Capping those unlimited lifetime benefits had long been a third rail of Michigan politics. While the system’s spiraling costs led to the nation’s highest average auto insurance premiums – most recently estimated at $2,611 a year, more than double the averages in neighboring states like Indiana ($1,181), $1,175 in Ohio ($1,175) and Wisconsin ($951) – in session after session, a cadre of powerful special interests like hospitals, trial attorneys and health insurers repeatedly batted down any attempts at reform.
But facing the prospect of a looming ballot referendum financed by Detroit billionaire Dan Gilbert that could take the decision out of lawmakers’ hands, the Republican-led Legislature and Democratic Gov. Gretchen Whitmer reached bipartisan compromise on a set of reforms, some of which R Street has been proposing for as long as we’ve been in existence. Whitmer has promised to sign the legislation shortly.

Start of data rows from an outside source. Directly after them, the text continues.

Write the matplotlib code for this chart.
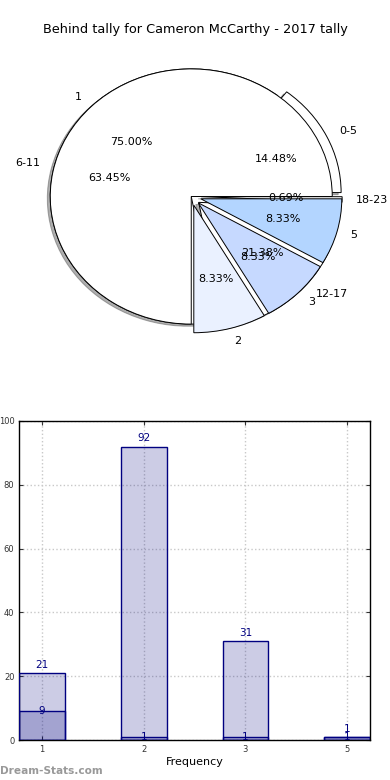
import matplotlib
matplotlib.use("Agg")
import matplotlib.pyplot as plt
import numpy as np

title = "Behind tally for Cameron McCarthy - 2017 tally"

# Pie 1: tally ranges
range_labels = ["0-5", "6-11", "12-17", "18-23"]
range_counts = [21, 92, 31, 1]
range_explode = [0.07, 0.0, 0.07, 0.07]

# Pie 2: frequency
freq_labels = ["1", "2", "3", "5"]
freq_counts = [9, 1, 1, 1]
freq_explode = [0.0, 0.07, 0.07, 0.07]
freq_colors = ["#ffffff", "#eaf1ff", "#c6d9ff", "#b3d5ff"]

# Bars
bar_ticks = ["1", "2", "3", "5"]
bar_total = [21, 92, 31, 1]
bar_sub = [9, 1, 1, 1]

fig = plt.figure(figsize=(3.9, 7.8), dpi=100)

# ---------------- pie ----------------
ax1 = fig.add_axes([15/390, 1 - 356/780, 352.5/390, 319/780])
wp = dict(edgecolor="black", linewidth=0.7)
ax1.pie(range_counts, labels=range_labels, explode=range_explode,
        colors=["white"]*4, autopct="%1.2f%%",
        shadow=dict(ox=-0.015, oy=-0.012, alpha=0.45),
        wedgeprops=dict(wp, zorder=1), textprops=dict(fontsize=8))
ax1.pie(freq_counts, labels=freq_labels, explode=freq_explode,
        colors=freq_colors, autopct="%1.2f%%", shadow=False,
        wedgeprops=dict(wp, zorder=2), textprops=dict(fontsize=8, zorder=5))
ax1.set_aspect("auto")
ax1.set_xlim(-1.25, 1.25)
ax1.set_ylim(-1.25, 1.25)
fig.text(0.5, 1 - 30/780, title, ha="center", va="center", fontsize=9.3)

# ---------------- bars ----------------
ax2 = fig.add_axes([19.3/390, 40/780, 350.7/390, 319/780])
x = np.arange(len(bar_ticks))
w = 0.45
ax2.bar(x, bar_total, width=w, color="#000080", alpha=0.2, zorder=2)
ax2.bar(x, bar_total, width=w, facecolor="none", edgecolor="#000080", linewidth=1.0, zorder=3)
ax2.bar(x, bar_sub, width=w, color="#000080", alpha=0.2, zorder=2)
ax2.bar(x, bar_sub, width=w, facecolor="none", edgecolor="#000080", linewidth=1.0, zorder=3)
for xi, v in zip(x, bar_total):
    ax2.text(xi, v + 1.0, str(v), ha="center", va="bottom", color="#000080", fontsize=7.5, zorder=4)
for xi, v in zip(x, bar_sub):
    ax2.text(xi, v, str(v), ha="center", va="center", color="#000080", fontsize=7.5, zorder=4)
ax2.set_xlim(-w/2, len(x) - 1 + w/2)
ax2.set_ylim(0, 100)
ax2.set_yticks(range(0, 101, 20))
ax2.set_xticks(x)
ax2.set_xticklabels(bar_ticks)
ax2.tick_params(axis="both", direction="in", length=3, labelsize=6, colors="#333333",
                top=True, right=True)
ax2.grid(True, linestyle=":", color="#c8c8c8", linewidth=1.0, zorder=1)
ax2.set_axisbelow(True)
ax2.set_xlabel("Frequency", fontsize=8, labelpad=2)
for s in ax2.spines.values():
    s.set_linewidth(1.0)

fig.text(0.0, 1 - 771/780, "Dream-Stats.com", ha="left", va="center",
         fontsize=7.6, color="#999999", fontweight="bold")

fig.savefig("out.png", dpi=100)
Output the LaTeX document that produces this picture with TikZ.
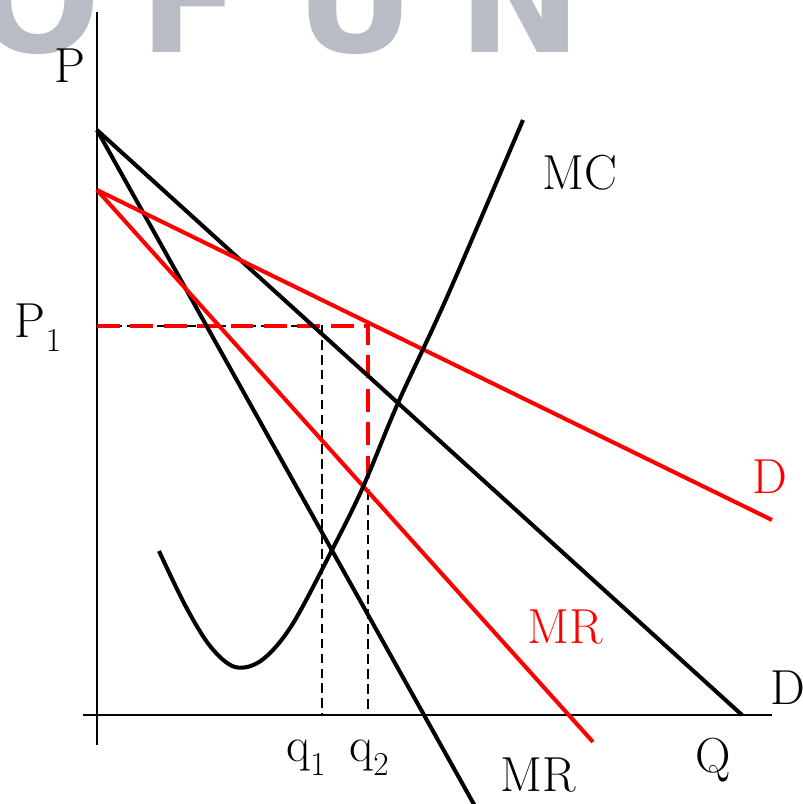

First and most significantly, auto insurance consumers in Michigan will now be able to choose among a variety of levels of PIP coverage. They can keep unlimited coverage or buy limits of up to $500,000, $250,000 or $50,000. Those with Medicare or private health insurance that covers collision injuries would even be permitted to opt out of PIP entirely, while those enrolled in the state’s Medicaid program would be required to purchase at least $50,000 of PIP coverage.
Such caps hold out promise that loss ratios in Michigan’s PIP market might eventually come into line with the rest of the country, where no other state has a coverage limit of greater than $50,000.
PIP Loss Ratios, 2009-2018
SOURCE: S&P Global
Unsurprisingly, the insurance industry had to swallow quite a bit it did not like to get this deal done. The bill calls for mandatory rate rollbacks of 10 percent for those who keep unlimited coverage; 20 percent for those with $500,000 limits; 35 percent for those with $250,000 limits; and 45 percent for those with $50,000 limits. The rate cuts, which would take effect in July 2020, must remain in place for eight years.
The state will also shift from a file-and-use to prior-approval rate review system, with the director of the state Department of Insurance and Financial Services granted some discretion to accept rates that exceed the mandatory rollbacks where such rates are needed to avoid solvency concerns.
Michigan’s auto insurers also will have to contend with massive reductions in underwriting and rate-setting flexibility. That includes a bar on the use of gender, credit score, ZIP code, occupation, marital status and homeownership status in setting insurance rates. Insurers could still consider “territory” and an applicant’s “insurance score,” though the precise contours of what those permissible rating factors might entail are yet to be determined.
In better news for auto insurers, the bill also would impose a broad fee schedule, starting in July 2021, limiting medical providers from charging auto insurers more than 240 percent of what they would charge Medicare for the same services. The caps would then tighten to 235 percent, starting in July 2022, and 230 percent in July 2023.
Finally, it would gradually phase out the Michigan Catastrophic Claims Association, the state-backed reinsurer that historically has financed catastrophic PIP claims. All policies would continue to be charged a basic fee of $43 to support the association’s existing obligations, while only those policies that maintain unlimited coverage would be charged more for new claims.
How this massive set of changes will play out in the market remains to be seen. The package state lawmakers agree to could not, in any universe, be described as a free-market paradise. But what Michiganders faced in their auto insurance market was undoubtedly a crisis that required bold action. For finally addressing the core source of the problem, the Legislature and Gov. Whitmer deserve a round of applause.